Los gibraltareños pueden votar en gloriosa celebración cada cuantos años a uno u otro chief minister, montarse su speakers corner a la sombra de los monos, y vociferar toda la libertad de expresión que les quepa, pero esa artificialidad subvencionada por el hecho de no-ser-España no da para la creación de un Estado de derecho, democrático e independiente. No basta con ser democrático para adentro; hay que serlo también para afuera, y, so bre todo, para los de al lado. Para ser una colonia, en cambio, sí que da, y eso es o único que puede ser Gibraltar, hasta tanto que un Gobierno de las islas sea capaz de afrontar la necesidad histórica de sajar ese absceso entre dos grandes naciones fundadoras de Europa.
Todo ello no significa que, pese a la acumulación de rotundas obviedades en favor de la devolución de la Roca a España, el Reino Unido haya de entregar el territorio contra la voluntad de sus habitantes, por poco democrática que ésta sea, ni España deba aceptar tampoo un problema más, cuando ya tiene su propia cuota de ellos.

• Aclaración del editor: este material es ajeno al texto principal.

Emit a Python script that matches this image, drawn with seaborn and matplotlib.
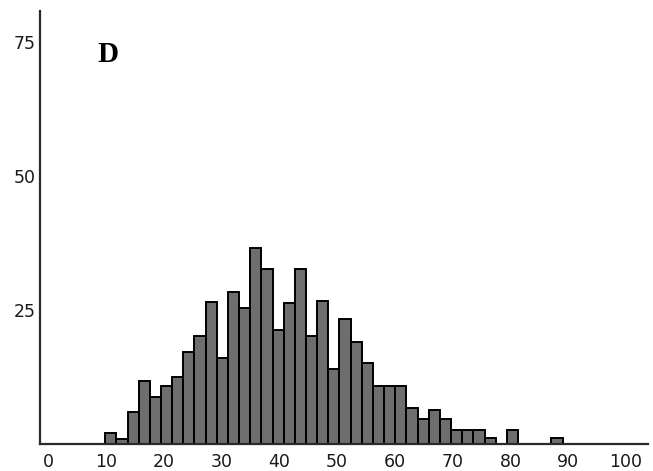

La respuesta al problema de Gibraltar sólo puede hallarse en una inequívoca voluntad británica de persuadir a los llanitos de que su único futuro está en España y en la determinación de España de comprar, como en las subastas de objetos antiguos y pasablemente preciosos, la lealtad, al menos económica, de los gibraltareños.
Sólo cuando Londres ponga un plazo a su voluntad de mantener una soberanía indivisible sobre el Peñón y Madrid encuentre trabajo como españoles, o, si acaso, como residentes en España, a los gibraltareños se succionará la pus del farallón rocoso. Negociar, no se sabe bien sobre qué, no da para más que una charada.